In my science interpretation of Interstellar, Professor Brand, working with Einstein’s relativity equations, rediscovers the AdS sandwich, as I did; see the photograph of his blackboard in Figure 3.6. How the confining branes are stabilized then gets intertwined with the Professor’s struggle to understand and control gravitational anomalies. In the movie, that struggle is spelled out mathematically on the sixteen blackboards in Professor Brand’s office; Chapter 25.

In the AdS layer, the AdS warpage of space produces tidal forces that are enormous by human standards. Any bulk being traveling through the layer to reach our brane must deal with those forces. Because we know nothing about the matter of which a bulk being is made—matter with four space dimensions—we have no idea whether this is an issue. In science fiction it can be left in the hands of the writers.

Not so for Cooper, riding in the tesseract (Chapter 29). In my interpretation of the movie, he has to cross the AdS layer. The tesseract must either protect him from the layer’s enormous tidal forces or clear the AdS layer away from his path. Otherwise he’ll be spaghettified.

By confining gravity, the AdS layer regulates its strength. In Interstellar we see gravity’s strength fluctuate, perhaps due to fluctuations in the AdS layer. These fluctuations—gravitational anomalies—play a huge role in Interstellar. To them we now turn.

A gravitational anomaly is something about gravity that doesn’t fit our understanding of the universe, or our understanding of the physical laws that control the universe—for example the falling books, in Interstellar, that Murph attributes to a ghost.

Since 1850, physicists have put a lot of effort into searching for gravitational anomalies and understanding those few that were found. Why? Because any true anomaly is likely to produce a scientific revolution; a major change in what we think is True . This, in fact, has happened three times since 1850.

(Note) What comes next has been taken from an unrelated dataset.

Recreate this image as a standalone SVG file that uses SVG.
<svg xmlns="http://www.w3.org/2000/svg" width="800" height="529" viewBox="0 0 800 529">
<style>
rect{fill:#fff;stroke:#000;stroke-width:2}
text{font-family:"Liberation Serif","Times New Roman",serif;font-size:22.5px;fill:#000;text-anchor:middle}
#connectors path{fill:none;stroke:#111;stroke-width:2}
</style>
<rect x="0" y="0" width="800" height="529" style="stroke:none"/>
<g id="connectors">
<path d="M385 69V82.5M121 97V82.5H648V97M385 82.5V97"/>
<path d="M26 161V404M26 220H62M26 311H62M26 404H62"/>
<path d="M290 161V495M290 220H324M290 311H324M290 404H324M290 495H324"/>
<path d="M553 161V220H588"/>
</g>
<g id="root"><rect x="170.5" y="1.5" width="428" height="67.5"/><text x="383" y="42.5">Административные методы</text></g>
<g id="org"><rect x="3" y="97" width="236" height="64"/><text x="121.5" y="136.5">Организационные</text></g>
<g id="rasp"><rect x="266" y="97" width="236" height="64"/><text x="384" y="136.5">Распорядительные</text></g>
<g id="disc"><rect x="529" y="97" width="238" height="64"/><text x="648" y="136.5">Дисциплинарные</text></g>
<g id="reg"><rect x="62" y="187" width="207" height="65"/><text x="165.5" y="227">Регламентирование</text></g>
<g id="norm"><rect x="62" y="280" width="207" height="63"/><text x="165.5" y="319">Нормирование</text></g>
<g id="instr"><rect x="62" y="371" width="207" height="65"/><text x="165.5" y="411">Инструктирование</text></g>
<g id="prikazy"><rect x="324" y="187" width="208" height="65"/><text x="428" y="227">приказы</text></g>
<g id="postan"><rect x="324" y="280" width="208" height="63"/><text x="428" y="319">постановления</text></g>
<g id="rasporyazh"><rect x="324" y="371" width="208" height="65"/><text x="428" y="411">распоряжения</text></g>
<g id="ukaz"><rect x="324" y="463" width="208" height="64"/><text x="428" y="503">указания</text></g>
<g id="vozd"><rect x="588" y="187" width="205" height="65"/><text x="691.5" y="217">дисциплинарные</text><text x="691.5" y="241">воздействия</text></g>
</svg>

In Interstellar, Professor Brand’s struggle to understand gravitational anomalies is very much in the spirit of these previous revolutions; so I describe the previous ones, briefly.

Newton’s inverse square law for gravity (Chapters 2 and 23) forces the orbits of the planets around the Sun to be ellipses. Each planet feels small gravitational tugs from the other planets, and these tugs cause its ellipse to gradually change orientation, that is, to gradually precess.

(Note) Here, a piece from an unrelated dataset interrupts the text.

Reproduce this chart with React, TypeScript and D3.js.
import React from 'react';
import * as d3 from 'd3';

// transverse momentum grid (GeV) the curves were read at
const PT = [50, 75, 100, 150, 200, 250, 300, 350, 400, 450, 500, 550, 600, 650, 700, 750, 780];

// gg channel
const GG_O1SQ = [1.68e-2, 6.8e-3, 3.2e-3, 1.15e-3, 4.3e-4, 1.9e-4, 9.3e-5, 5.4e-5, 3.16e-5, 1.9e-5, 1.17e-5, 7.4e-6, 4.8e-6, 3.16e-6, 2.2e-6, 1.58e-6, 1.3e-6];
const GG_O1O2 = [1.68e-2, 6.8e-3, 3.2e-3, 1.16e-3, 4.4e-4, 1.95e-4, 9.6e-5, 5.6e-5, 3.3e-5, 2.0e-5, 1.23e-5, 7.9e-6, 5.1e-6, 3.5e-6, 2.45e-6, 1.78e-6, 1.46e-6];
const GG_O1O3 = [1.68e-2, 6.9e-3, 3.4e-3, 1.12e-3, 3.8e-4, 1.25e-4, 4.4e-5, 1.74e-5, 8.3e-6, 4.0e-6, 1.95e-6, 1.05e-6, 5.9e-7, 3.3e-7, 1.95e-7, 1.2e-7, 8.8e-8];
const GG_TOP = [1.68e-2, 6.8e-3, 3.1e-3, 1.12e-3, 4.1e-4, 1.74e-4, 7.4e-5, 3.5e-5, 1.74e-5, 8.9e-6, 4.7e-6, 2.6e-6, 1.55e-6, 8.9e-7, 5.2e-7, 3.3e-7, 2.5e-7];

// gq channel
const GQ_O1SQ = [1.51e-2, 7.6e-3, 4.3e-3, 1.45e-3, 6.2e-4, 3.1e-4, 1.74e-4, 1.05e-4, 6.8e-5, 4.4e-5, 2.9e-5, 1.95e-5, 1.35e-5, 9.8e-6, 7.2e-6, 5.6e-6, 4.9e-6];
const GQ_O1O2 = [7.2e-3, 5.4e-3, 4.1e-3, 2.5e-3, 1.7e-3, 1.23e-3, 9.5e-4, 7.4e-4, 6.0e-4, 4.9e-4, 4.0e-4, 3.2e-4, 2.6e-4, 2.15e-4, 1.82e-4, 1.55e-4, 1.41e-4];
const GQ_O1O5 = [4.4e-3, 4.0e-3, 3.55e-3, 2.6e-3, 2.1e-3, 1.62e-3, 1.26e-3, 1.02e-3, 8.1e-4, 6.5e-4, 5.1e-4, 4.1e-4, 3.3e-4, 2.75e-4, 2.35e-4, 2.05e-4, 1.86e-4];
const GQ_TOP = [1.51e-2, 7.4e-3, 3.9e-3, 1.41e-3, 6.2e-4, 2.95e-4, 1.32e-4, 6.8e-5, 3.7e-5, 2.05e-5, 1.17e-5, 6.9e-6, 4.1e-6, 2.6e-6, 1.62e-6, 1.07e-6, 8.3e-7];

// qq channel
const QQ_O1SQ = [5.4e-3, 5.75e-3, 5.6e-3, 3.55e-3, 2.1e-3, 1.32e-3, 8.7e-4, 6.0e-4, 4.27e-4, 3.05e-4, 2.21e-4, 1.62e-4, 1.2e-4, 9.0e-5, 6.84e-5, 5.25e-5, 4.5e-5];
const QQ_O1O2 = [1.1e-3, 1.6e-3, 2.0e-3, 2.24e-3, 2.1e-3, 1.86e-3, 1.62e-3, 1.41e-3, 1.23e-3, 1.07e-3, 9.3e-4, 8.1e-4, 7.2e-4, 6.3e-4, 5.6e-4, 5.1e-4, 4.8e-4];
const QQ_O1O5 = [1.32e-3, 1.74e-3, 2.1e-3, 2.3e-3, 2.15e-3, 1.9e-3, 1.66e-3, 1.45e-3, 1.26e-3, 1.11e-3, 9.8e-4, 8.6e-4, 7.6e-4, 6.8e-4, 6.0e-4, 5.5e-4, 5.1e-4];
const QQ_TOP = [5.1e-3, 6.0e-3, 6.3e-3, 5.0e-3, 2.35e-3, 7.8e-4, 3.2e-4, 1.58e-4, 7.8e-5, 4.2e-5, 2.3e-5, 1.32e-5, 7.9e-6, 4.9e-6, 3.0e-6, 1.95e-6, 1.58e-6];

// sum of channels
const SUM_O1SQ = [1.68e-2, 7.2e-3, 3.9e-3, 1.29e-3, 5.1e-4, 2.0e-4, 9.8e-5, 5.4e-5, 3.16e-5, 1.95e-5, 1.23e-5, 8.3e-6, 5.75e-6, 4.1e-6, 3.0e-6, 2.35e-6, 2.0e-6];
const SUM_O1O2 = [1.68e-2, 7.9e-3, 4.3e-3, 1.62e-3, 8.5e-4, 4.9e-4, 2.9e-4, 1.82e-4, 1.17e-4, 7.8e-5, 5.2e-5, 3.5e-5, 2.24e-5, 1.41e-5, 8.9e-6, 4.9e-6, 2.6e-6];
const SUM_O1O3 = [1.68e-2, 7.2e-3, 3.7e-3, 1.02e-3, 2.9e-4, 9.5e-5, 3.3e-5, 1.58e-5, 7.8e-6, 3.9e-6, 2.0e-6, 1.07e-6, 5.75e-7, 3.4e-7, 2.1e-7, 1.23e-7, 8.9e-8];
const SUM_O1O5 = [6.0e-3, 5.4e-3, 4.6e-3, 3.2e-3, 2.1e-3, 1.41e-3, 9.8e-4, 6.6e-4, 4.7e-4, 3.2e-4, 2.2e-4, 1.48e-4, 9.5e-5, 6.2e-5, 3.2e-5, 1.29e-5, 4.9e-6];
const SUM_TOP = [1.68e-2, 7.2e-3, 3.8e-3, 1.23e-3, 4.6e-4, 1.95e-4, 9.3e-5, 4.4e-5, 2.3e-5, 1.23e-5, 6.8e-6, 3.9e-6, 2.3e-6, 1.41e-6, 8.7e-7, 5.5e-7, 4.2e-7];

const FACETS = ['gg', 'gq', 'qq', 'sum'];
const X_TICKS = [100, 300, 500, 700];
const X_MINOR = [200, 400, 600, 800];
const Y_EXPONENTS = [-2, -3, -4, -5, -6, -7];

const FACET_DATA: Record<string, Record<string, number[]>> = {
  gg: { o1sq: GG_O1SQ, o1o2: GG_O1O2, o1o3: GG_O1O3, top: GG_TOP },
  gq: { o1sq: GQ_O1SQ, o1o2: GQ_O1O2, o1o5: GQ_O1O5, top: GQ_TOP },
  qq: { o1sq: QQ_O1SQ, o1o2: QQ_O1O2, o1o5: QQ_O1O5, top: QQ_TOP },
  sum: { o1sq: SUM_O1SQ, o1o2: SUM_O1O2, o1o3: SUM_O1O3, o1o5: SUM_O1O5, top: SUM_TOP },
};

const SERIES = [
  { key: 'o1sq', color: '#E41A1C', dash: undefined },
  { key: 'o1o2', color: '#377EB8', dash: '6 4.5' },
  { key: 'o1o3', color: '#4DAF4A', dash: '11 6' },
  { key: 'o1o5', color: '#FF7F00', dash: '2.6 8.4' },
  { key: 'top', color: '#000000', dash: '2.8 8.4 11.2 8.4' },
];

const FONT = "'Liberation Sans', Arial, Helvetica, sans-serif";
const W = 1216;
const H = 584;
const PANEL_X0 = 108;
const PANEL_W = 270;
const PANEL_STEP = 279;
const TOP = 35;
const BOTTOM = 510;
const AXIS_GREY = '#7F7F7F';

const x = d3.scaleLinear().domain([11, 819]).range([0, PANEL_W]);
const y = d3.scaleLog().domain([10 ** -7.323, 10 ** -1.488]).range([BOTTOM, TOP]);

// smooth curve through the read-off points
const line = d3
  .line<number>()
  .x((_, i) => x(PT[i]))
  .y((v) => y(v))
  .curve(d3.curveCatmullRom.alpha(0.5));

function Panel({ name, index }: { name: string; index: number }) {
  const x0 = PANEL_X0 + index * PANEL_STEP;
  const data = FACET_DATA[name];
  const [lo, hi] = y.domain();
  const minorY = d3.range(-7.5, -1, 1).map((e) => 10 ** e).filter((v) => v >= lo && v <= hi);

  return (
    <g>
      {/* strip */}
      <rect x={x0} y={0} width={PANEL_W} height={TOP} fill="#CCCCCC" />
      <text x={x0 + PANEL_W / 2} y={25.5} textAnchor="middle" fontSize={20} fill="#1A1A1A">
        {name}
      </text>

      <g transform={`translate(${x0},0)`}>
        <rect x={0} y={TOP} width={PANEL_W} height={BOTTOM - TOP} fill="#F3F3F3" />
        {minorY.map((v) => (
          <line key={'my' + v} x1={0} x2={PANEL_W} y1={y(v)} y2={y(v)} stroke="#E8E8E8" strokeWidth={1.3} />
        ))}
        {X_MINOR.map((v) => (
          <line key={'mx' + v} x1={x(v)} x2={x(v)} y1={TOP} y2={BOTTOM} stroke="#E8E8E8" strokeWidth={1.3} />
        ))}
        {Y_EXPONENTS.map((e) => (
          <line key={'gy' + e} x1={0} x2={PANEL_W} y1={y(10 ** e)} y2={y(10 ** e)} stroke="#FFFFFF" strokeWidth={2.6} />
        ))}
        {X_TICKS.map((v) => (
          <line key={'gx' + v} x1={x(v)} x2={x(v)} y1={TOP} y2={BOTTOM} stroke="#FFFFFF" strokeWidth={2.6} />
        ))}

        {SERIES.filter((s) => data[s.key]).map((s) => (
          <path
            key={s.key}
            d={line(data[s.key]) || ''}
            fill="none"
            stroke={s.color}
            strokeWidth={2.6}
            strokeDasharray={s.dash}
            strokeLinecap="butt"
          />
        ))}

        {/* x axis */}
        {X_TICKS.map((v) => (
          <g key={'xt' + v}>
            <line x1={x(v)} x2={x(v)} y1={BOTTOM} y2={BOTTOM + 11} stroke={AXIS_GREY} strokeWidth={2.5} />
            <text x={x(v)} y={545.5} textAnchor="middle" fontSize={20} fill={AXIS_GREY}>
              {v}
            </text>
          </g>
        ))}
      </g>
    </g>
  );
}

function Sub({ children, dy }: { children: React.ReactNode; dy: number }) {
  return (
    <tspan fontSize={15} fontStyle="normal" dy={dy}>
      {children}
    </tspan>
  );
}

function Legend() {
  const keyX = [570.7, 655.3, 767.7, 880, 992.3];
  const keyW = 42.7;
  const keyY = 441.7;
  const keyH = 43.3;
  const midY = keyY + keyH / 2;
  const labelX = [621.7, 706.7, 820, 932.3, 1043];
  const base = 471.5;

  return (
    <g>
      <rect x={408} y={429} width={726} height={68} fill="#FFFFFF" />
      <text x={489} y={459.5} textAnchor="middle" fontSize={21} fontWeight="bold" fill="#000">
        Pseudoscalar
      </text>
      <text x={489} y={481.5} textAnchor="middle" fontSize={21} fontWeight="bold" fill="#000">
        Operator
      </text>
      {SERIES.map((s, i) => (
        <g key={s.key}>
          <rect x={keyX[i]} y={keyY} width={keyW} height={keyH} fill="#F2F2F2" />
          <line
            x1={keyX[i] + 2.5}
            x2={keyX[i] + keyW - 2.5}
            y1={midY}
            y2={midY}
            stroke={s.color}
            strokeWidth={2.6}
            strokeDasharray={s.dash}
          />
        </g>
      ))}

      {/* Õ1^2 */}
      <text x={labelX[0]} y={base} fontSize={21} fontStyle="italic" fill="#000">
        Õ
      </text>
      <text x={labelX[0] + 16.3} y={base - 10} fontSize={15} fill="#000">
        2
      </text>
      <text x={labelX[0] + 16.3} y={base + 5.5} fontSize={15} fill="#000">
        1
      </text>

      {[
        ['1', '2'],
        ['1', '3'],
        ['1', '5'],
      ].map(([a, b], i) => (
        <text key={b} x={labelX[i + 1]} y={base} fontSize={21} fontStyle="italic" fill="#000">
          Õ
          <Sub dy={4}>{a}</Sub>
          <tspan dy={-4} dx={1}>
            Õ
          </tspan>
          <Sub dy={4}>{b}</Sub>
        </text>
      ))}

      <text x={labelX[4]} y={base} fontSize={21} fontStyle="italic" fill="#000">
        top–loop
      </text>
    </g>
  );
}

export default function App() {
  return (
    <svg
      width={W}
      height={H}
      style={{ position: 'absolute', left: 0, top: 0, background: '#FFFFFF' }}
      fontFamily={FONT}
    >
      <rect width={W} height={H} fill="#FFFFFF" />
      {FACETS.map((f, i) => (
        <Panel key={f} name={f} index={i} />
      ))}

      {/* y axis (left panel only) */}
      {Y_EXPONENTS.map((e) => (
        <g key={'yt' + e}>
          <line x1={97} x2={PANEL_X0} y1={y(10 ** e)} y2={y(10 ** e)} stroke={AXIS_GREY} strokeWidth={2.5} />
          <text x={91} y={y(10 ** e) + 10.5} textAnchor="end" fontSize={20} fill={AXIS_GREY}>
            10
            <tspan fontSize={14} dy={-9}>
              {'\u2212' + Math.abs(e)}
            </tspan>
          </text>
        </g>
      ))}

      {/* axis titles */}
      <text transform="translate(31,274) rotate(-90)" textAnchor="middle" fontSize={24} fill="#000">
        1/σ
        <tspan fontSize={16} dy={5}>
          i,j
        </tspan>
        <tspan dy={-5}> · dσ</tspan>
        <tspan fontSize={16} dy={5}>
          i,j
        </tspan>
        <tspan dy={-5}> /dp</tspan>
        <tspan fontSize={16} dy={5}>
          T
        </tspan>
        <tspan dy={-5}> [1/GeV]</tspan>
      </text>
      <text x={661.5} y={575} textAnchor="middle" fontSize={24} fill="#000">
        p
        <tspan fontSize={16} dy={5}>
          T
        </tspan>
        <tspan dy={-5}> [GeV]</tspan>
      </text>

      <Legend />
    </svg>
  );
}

In 1859, the astronomer Urbain Le Verrier at the Observatoire de Paris (France) announced he had discovered an anomaly in the orbit of the planet Mercury. When he computed the total precession of Mercury’s orbit caused by all the other planets, he got the wrong answer. The measured precession is larger than the planets could produce by about 0.1 arc second each time Mercury traverses its orbit (Figure 24.1).

Now 0.1 arc second is a tiny angle, just one ten-millionth of a circle. But Newton’s inverse square law insists there can be no anomaly whatsoever.

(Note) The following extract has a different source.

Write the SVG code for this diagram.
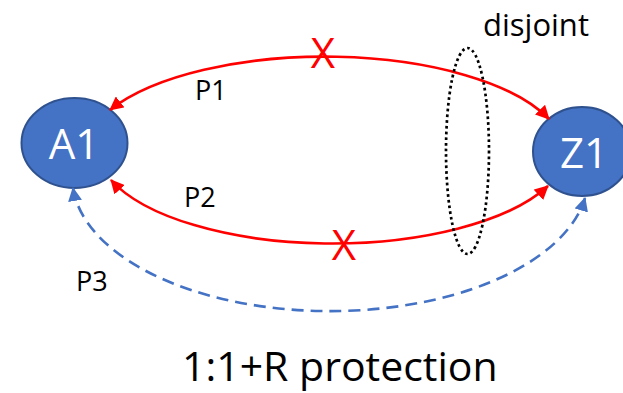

Le Verrier convinced himself that this anomaly is produced by the gravitational tug of an undiscovered planet closer to the Sun than Mercury; “Vulcan” he called it.

Astronomers searched in vain for Vulcan. They could not find it, nor could they find any other explanation for the anomaly. By 1890 the conclusion seemed clear: Newton’s inverse square law must be very slightly wrong.

Wrong in what way? A revolutionary way, it turned out. The way discovered by Einstein twenty-five years later. The warping of time and space endow the Sun with a gravitational force that obeys Newton’s inverse square law, but only nearly. Not precisely.

Upon realizing that his new relativistic laws explain the observed anomaly, Einstein was so excited that he suffered heart palpitations and felt like something snapped inside himself. “For a few days I was beside myself with joyous excitement.”

Today the measured anomalous precession and the predictions by Einstein’s laws agree to within one part in a thousand (one-thousandth of the anomalous precession), which is the accuracy of the observations—a great triumph for Einstein!

In 1933 the Caltech astrophysicist Fritz Zwicky announced he had discovered a huge anomaly in the orbits of galaxies around each other. The galaxies were in the Coma cluster (Figure 24.2), a collection of about a thousand galaxies, 300 million light-years from Earth, in the constellation Coma Berenices.